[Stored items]
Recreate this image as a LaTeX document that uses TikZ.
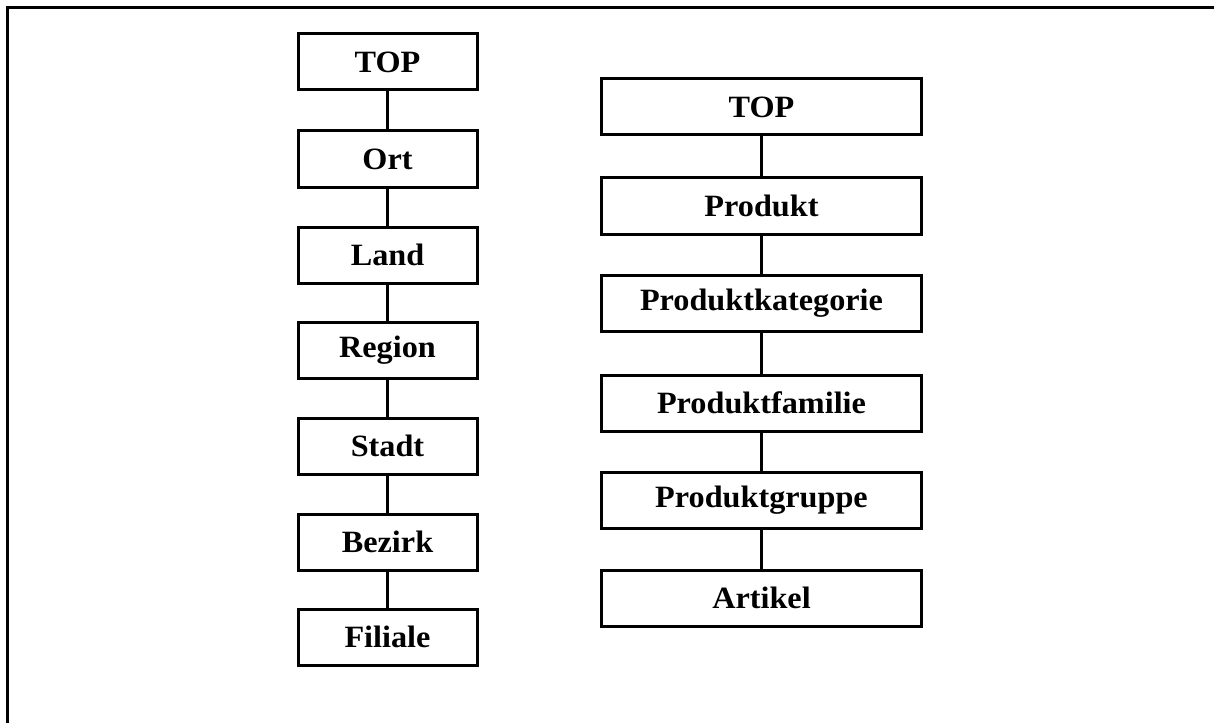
\documentclass[tikz,border=0pt]{standalone}
\usepackage{fontspec}
\setmainfont{Liberation Serif}[FakeStretch=1.04]
\begin{document}
\begin{tikzpicture}[x=1pt,y=-1pt,
  level/.style={draw, line width=3pt, rectangle, minimum height=56pt,
    inner sep=0pt, font=\fontsize{31}{36}\selectfont\bfseries},
  lefthier/.style={level, minimum width=179pt},
  righthier/.style={level, minimum width=320pt},
  link/.style={line width=3pt}]
\useasboundingbox (0,0) rectangle (1214,722);
\begin{scope}
  \clip (0,0) rectangle (1214,722);
  \draw[line width=3pt] (7.5,7.5) rectangle (1240,760);
\end{scope}

% location hierarchy
\node[lefthier] (l1) at (387.5,62) {TOP};
\node[lefthier] (l2) at (387.5,159) {Ort};
\node[lefthier] (l3) at (387.5,255) {Land};
\node[lefthier] (l4) at (387.5,350) {Region};
\node[lefthier] (l5) at (387.5,446) {Stadt};
\node[lefthier] (l6) at (387.5,542) {Bezirk};
\node[lefthier] (l7) at (387.5,637) {Filiale};
\foreach \a/\b in {l1/l2,l2/l3,l3/l4,l4/l5,l5/l6,l6/l7}
  \draw[link] (\a.south) -- (\b.north);

% product hierarchy
\node[righthier] (r1) at (761.5,107) {TOP};
\node[righthier] (r2) at (761.5,206) {Produkt};
\node[righthier] (r3) at (761.5,303) {Produktkategorie};
\node[righthier] (r4) at (761.5,403) {Produktfamilie};
\node[righthier] (r5) at (761.5,500) {Produktgruppe};
\node[righthier] (r6) at (761.5,598) {Artikel};
\foreach \a/\b in {r1/r2,r2/r3,r3/r4,r4/r5,r5/r6}
  \draw[link] (\a.south) -- (\b.north);
\end{tikzpicture}
\end{document}
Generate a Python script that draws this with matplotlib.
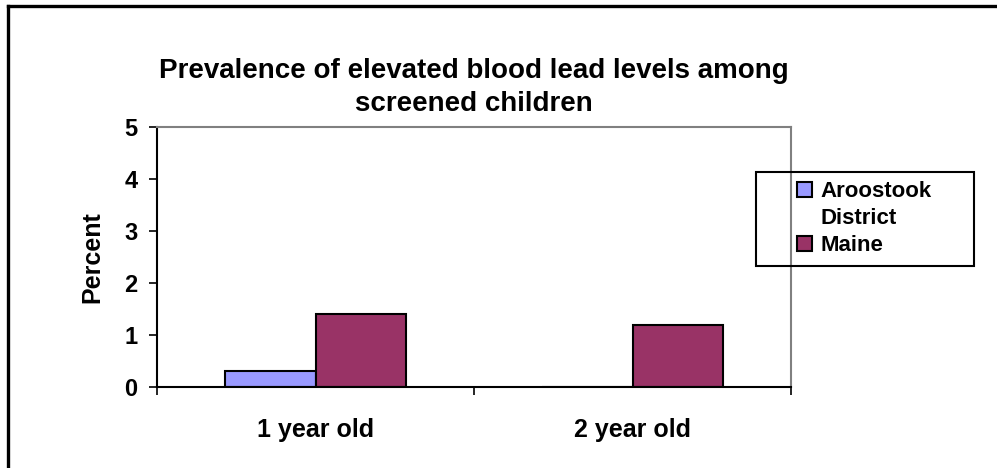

* _Problem_
Copy out all the data exactly; skip the pictures.

* _Result of the task_
Recreate this image as a LaTeX document that uses TikZ.
\documentclass[tikz,border=0pt]{standalone}
\usepackage{fontspec}
\setmainfont{Liberation Serif}[FakeStretch=1.04]
\begin{document}
\begin{tikzpicture}[x=1pt,y=-1pt,
  level/.style={draw, line width=3pt, rectangle, minimum height=56pt,
    inner sep=0pt, font=\fontsize{31}{36}\selectfont\bfseries},
  lefthier/.style={level, minimum width=179pt},
  righthier/.style={level, minimum width=320pt},
  link/.style={line width=3pt}]
\useasboundingbox (0,0) rectangle (1214,722);
\begin{scope}
  \clip (0,0) rectangle (1214,722);
  \draw[line width=3pt] (7.5,7.5) rectangle (1240,760);
\end{scope}

% location hierarchy
\node[lefthier] (l1) at (387.5,62) {TOP};
\node[lefthier] (l2) at (387.5,159) {Ort};
\node[lefthier] (l3) at (387.5,255) {Land};
\node[lefthier] (l4) at (387.5,350) {Region};
\node[lefthier] (l5) at (387.5,446) {Stadt};
\node[lefthier] (l6) at (387.5,542) {Bezirk};
\node[lefthier] (l7) at (387.5,637) {Filiale};
\foreach \a/\b in {l1/l2,l2/l3,l3/l4,l4/l5,l5/l6,l6/l7}
  \draw[link] (\a.south) -- (\b.north);

% product hierarchy
\node[righthier] (r1) at (761.5,107) {TOP};
\node[righthier] (r2) at (761.5,206) {Produkt};
\node[righthier] (r3) at (761.5,303) {Produktkategorie};
\node[righthier] (r4) at (761.5,403) {Produktfamilie};
\node[righthier] (r5) at (761.5,500) {Produktgruppe};
\node[righthier] (r6) at (761.5,598) {Artikel};
\foreach \a/\b in {r1/r2,r2/r3,r3/r4,r4/r5,r5/r6}
  \draw[link] (\a.south) -- (\b.north);
\end{tikzpicture}
\end{document}
Generate a Python script that draws this with matplotlib.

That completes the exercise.